Committee to draft national electricity policy

Thursday, 11 September 2025 00:04 -     - {{hitsCtrl.values.hits}}

 


 

  • Govt. says CEB Union demand unreasonable
  • Studies show recent CEB profits due to pricing, not efficiency gains
  • Unbundling CEB, introducing market competition and improving governance necessary to attract investment

Cabinet Spokesperson and Health and Mass Media Minister Dr. Nalinda Jayatissa said yesterday the Cabinet approved the appointment of a committee to draft Sri Lanka’s national electricity policy and guidelines as required under the amended Electricity Act.

The committee will have up to eight members with at least 15 years of expertise in energy policy, renewable energy, energy transition, system planning, and economics.

Dr. Jayatissa said the members include Prof. Mohan Munasinghe, President’s Counsel Milinda Gunathilaka, Professor Arulampalam Athputharaja, Engineer W.J.L. Shavindranath Fernando, and Dr. H.M. Gunathilaka.

The Sri Lanka Electricity Act was enacted in June 2024 to modernise the energy sector by restructuring the Ceylon Electricity Board (CEB), promoting private-sector investment and renewable energy.

Dr. Jayatissa said the restructuring includes the establishment of independent corporate entities for generation, transmission, and distribution, and creating a National Electricity Advisory Council to guide policy. 

The CEB launched a work-to-rule campaign last week charging the CEB restructuring was illegal. Their demands also included a 50% pay raise for those who would transition to any of the new entities.

“The CEB will be split into four distinct entities initially which will operate as state-owned enterprises, and I don’t understand why some CEB unions are opposing the restructuring,” Dr. Jayatissa said. 

The Government is listening to their concerns but it’s only a matter of moving to another state-owned enterprise that will be well governed to ensure the people of the country do not have to bear the burden of high electricity prices and unsustainable debt,” he told journalists on Tuesday.

Dr. Jayatissa said CEB employees who would like to advance their careers in the sector could always do so in one of the new entities they would fit into. “If not, they could take up the VRS offered by the Government and move on,” he said.

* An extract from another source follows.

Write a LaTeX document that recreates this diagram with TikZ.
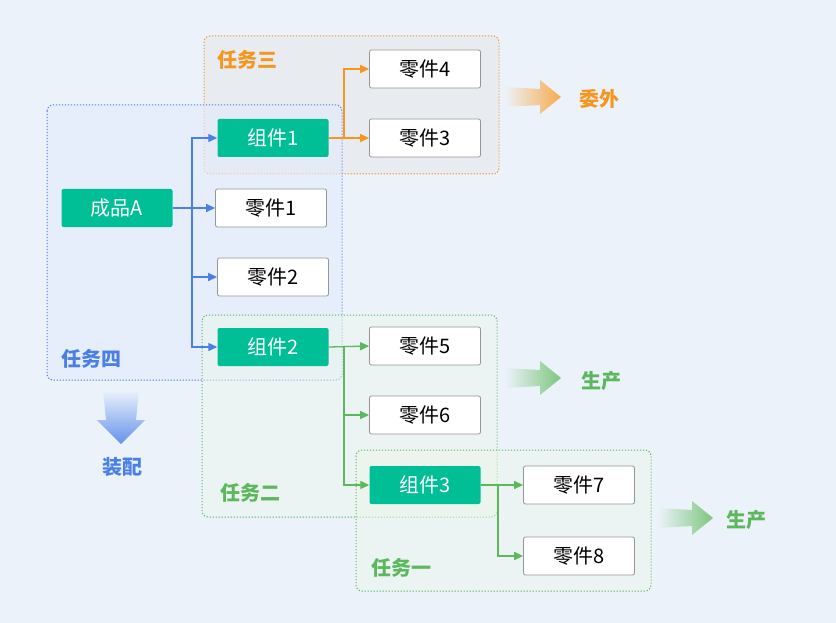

Amendments to the 2024 Act were passed in August 2025, although the full operational status of the Act is contingent on an appointed date within a year of its enactment.

The Advocata Institute, in a position paper in June, argues the 2025 amendment reverses the 2024 Electricity Act’s unbundling by recombining the sector into six fully state-owned entities and urges the Government to retain separation of functions, allow private capital and strengthen independent regulation.  It says recent profit volatility reflects pricing design rather than efficiency, noting the CEB reported Rs. 58 billion in 2023 and Rs. 144 billion in 2024, but a Rs. 18 billion loss in the March quarter of 2025 after a 20% tariff cut, compared with a Rs. 63 billion profit in the same quarter of 2024. Advocata calls for a transparent, formula-based tariff reviewed regularly by an independent regulator.

The paper details fiscal spill overs. In 2023 the Treasury injected Rs. 126 billion to clear arrears to CPC and IPPs. Cabinet approved settling legacy CEB debt of about Rs. 182 billion, while the IMF cites Rs. 301 billion as at September 2024, with recovery partly through future tariffs. By end-2024 the CEB owed Rs. 253.7 billion to domestic banks and Rs. 14.3 billion in cross-arrears to CPC and IPPs. 

Tighter rules under the Public Debt Management Act and bank exposure limits raise the cost of sovereign guarantees, with a cited premium of about 4.8% for an AIIB loan. With a 2024 primary surplus of Rs. 649.6 billion or 2.2% of GDP, revenue at 13.7% of GDP, interest absorbing 65.7% of revenue, and public investment down to Rs. 817.1 billion or 2.7% of GDP, the paper says fiscal space for grid expansion is limited. It notes Sri Lanka’s Caa1 rating and refinancing risks from 2028 to 2029. Advocata attributes high costs to slow renewable integration, premature LNG commitments without clear pricing or demand planning, and says ring-fencing inside a vertically integrated SOE has been ineffective.

It recommends continuing unbundling, introducing competition for the market in transmission and distribution through concessions with strong regulatory oversight, using mixed-ownership or golden-share models where strategic control is required. It warns that re-centralisation would deter investment, weaken regulatory neutrality and increase fiscal risk.